Since its launch, the Turkey Trot has never missed a year. Despite two world wars, the Great Depression and other issues, the race has never canceled and continues to run rain or shine, whether it’s warm or bone-chilling cold. A 1938 article reported, “Racing over icy streets at a pace more suitable to an Indian summer day, and braving a continuous snowfall, Duane Zemper of Michigan Normal College blazed the trail in the annual Downtown Y.M.C.A. cross-country run yesterday.” More recently, in 2000, Delaware Avenue was covered by more than two feet of hard-packed snow just two days before the race. But come Thanksgiving morning, city crews had scraped the route clean, and 4,000 runners showed up undeterred.

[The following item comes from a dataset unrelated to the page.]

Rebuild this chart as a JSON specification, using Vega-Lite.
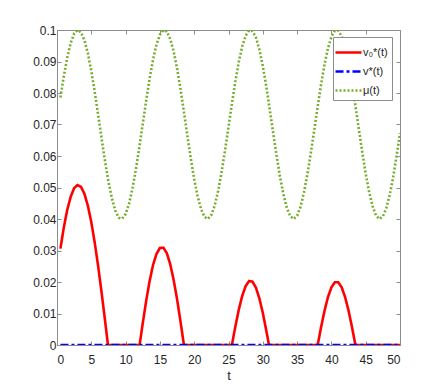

Over the years, the route has changed as well. In 1897, the Buffalo Daily Courier reported the run would snake through Central Park and down Elmwood, Richmond and Pennsylvania avenues. Forty years later, the race took off from the Delaware YMCA and traveled down Delaware before ending at the Green & Wicks-designed YMCA Building at 45 West Mohawk Street. Today, we Turkey Trotters start at the same North Buffalo YMCA location and dash along Delaware, through Niagara Square to Church Street and finally up Franklin to a post-race celebration at the Convention Center and Statler City.
During the 1970s, the number of entrants began to increase as more recreational runners signed up. In 1978, the field exceeded 1,000, and by 1982, the race attracted 1,546 paid entries and an estimated 500 “unofficial” participants. Meanwhile, in 1972, the 75th annual race welcomed its first woman runner. Mary Ann Bolles was met with a round of applause when she crossed the finish line, and 25 years later, she and all of the previous winners were honored guests at the centennial race.
Known by a variety of names over the years, including the J.Y. Cameron Memorial Turkey Day Run, in honor of the former downtown YMCA physical director, the modern Turkey Trot still retains some of the competitiveness of its predecessors. The youngest overall winner was 15-year-old Anthony Diamond in 1944, while the youngest winner among female runners was 11-year-old Jacy Christiansen in 2004. (Her older brother, Jed, is the reigning 2012 champion.) The fastest time was set in 1989 by Orchard Park’s David O’Keeffe, with 23 minutes and 13 seconds, an incredible pace of 4:39 per mile.
Today’s YMCA Turkey Trot is also a fun run, as many participants routinely show up in an array of colorful, wacky costumes. Like many others in Western New York, I run it every year with my family. Say hello if you see me along the course!